■ What to do
Your task is to extract every line from the material below exactly.
--- Material provided ---
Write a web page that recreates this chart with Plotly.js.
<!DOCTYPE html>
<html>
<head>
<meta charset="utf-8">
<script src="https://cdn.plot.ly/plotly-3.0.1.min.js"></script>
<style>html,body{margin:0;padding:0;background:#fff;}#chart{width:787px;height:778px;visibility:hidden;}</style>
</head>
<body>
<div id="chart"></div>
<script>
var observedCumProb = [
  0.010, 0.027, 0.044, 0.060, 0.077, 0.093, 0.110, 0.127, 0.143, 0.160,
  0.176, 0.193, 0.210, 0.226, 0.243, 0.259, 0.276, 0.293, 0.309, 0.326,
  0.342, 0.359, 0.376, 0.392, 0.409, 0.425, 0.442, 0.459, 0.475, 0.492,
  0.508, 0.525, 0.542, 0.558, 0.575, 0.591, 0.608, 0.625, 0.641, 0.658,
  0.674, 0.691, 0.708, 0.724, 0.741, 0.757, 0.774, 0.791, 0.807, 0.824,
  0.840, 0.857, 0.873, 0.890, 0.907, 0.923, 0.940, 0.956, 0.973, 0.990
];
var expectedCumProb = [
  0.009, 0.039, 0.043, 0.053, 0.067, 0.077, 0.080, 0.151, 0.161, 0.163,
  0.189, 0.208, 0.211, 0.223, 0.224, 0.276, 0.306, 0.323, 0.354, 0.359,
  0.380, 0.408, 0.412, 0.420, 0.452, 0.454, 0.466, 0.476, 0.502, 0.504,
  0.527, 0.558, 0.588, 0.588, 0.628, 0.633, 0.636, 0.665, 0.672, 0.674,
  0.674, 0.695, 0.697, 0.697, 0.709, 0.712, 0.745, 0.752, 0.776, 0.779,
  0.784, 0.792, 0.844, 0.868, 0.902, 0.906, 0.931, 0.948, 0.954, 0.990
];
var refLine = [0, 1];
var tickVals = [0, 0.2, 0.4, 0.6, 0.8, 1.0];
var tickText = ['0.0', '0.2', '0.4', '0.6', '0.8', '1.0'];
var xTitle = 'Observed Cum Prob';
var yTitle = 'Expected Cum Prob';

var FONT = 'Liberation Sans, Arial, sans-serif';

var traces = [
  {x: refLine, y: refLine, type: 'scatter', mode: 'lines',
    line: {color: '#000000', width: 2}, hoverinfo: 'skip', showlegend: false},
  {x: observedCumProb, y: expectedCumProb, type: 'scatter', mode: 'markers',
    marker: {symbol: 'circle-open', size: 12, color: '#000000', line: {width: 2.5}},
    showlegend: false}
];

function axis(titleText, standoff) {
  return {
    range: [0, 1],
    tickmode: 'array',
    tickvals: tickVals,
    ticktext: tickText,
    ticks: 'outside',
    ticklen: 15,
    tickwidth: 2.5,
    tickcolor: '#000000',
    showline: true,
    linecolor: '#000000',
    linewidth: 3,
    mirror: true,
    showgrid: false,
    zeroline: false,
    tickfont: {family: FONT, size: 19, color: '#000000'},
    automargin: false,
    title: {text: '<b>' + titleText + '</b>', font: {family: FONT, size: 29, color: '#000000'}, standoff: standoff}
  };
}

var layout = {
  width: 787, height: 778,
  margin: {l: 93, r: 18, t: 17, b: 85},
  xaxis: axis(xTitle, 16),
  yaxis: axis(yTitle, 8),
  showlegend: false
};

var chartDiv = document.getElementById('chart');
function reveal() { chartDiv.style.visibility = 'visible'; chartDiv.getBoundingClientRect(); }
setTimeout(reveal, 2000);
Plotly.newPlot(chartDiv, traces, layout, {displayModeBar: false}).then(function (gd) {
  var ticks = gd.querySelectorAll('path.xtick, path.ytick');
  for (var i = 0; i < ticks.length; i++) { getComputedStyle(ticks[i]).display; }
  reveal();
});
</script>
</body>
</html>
---
■ Complete response
Write a web page that recreates this chart with Plotly.js.
<!DOCTYPE html>
<html>
<head>
<meta charset="utf-8">
<script src="https://cdn.plot.ly/plotly-3.0.1.min.js"></script>
<style>html,body{margin:0;padding:0;background:#fff;}#chart{width:787px;height:778px;visibility:hidden;}</style>
</head>
<body>
<div id="chart"></div>
<script>
var observedCumProb = [
  0.010, 0.027, 0.044, 0.060, 0.077, 0.093, 0.110, 0.127, 0.143, 0.160,
  0.176, 0.193, 0.210, 0.226, 0.243, 0.259, 0.276, 0.293, 0.309, 0.326,
  0.342, 0.359, 0.376, 0.392, 0.409, 0.425, 0.442, 0.459, 0.475, 0.492,
  0.508, 0.525, 0.542, 0.558, 0.575, 0.591, 0.608, 0.625, 0.641, 0.658,
  0.674, 0.691, 0.708, 0.724, 0.741, 0.757, 0.774, 0.791, 0.807, 0.824,
  0.840, 0.857, 0.873, 0.890, 0.907, 0.923, 0.940, 0.956, 0.973, 0.990
];
var expectedCumProb = [
  0.009, 0.039, 0.043, 0.053, 0.067, 0.077, 0.080, 0.151, 0.161, 0.163,
  0.189, 0.208, 0.211, 0.223, 0.224, 0.276, 0.306, 0.323, 0.354, 0.359,
  0.380, 0.408, 0.412, 0.420, 0.452, 0.454, 0.466, 0.476, 0.502, 0.504,
  0.527, 0.558, 0.588, 0.588, 0.628, 0.633, 0.636, 0.665, 0.672, 0.674,
  0.674, 0.695, 0.697, 0.697, 0.709, 0.712, 0.745, 0.752, 0.776, 0.779,
  0.784, 0.792, 0.844, 0.868, 0.902, 0.906, 0.931, 0.948, 0.954, 0.990
];
var refLine = [0, 1];
var tickVals = [0, 0.2, 0.4, 0.6, 0.8, 1.0];
var tickText = ['0.0', '0.2', '0.4', '0.6', '0.8', '1.0'];
var xTitle = 'Observed Cum Prob';
var yTitle = 'Expected Cum Prob';

var FONT = 'Liberation Sans, Arial, sans-serif';

var traces = [
  {x: refLine, y: refLine, type: 'scatter', mode: 'lines',
    line: {color: '#000000', width: 2}, hoverinfo: 'skip', showlegend: false},
  {x: observedCumProb, y: expectedCumProb, type: 'scatter', mode: 'markers',
    marker: {symbol: 'circle-open', size: 12, color: '#000000', line: {width: 2.5}},
    showlegend: false}
];

function axis(titleText, standoff) {
  return {
    range: [0, 1],
    tickmode: 'array',
    tickvals: tickVals,
    ticktext: tickText,
    ticks: 'outside',
    ticklen: 15,
    tickwidth: 2.5,
    tickcolor: '#000000',
    showline: true,
    linecolor: '#000000',
    linewidth: 3,
    mirror: true,
    showgrid: false,
    zeroline: false,
    tickfont: {family: FONT, size: 19, color: '#000000'},
    automargin: false,
    title: {text: '<b>' + titleText + '</b>', font: {family: FONT, size: 29, color: '#000000'}, standoff: standoff}
  };
}

var layout = {
  width: 787, height: 778,
  margin: {l: 93, r: 18, t: 17, b: 85},
  xaxis: axis(xTitle, 16),
  yaxis: axis(yTitle, 8),
  showlegend: false
};

var chartDiv = document.getElementById('chart');
function reveal() { chartDiv.style.visibility = 'visible'; chartDiv.getBoundingClientRect(); }
setTimeout(reveal, 2000);
Plotly.newPlot(chartDiv, traces, layout, {displayModeBar: false}).then(function (gd) {
  var ticks = gd.querySelectorAll('path.xtick, path.ytick');
  for (var i = 0; i < ticks.length; i++) { getComputedStyle(ticks[i]).display; }
  reveal();
});
</script>
</body>
</html>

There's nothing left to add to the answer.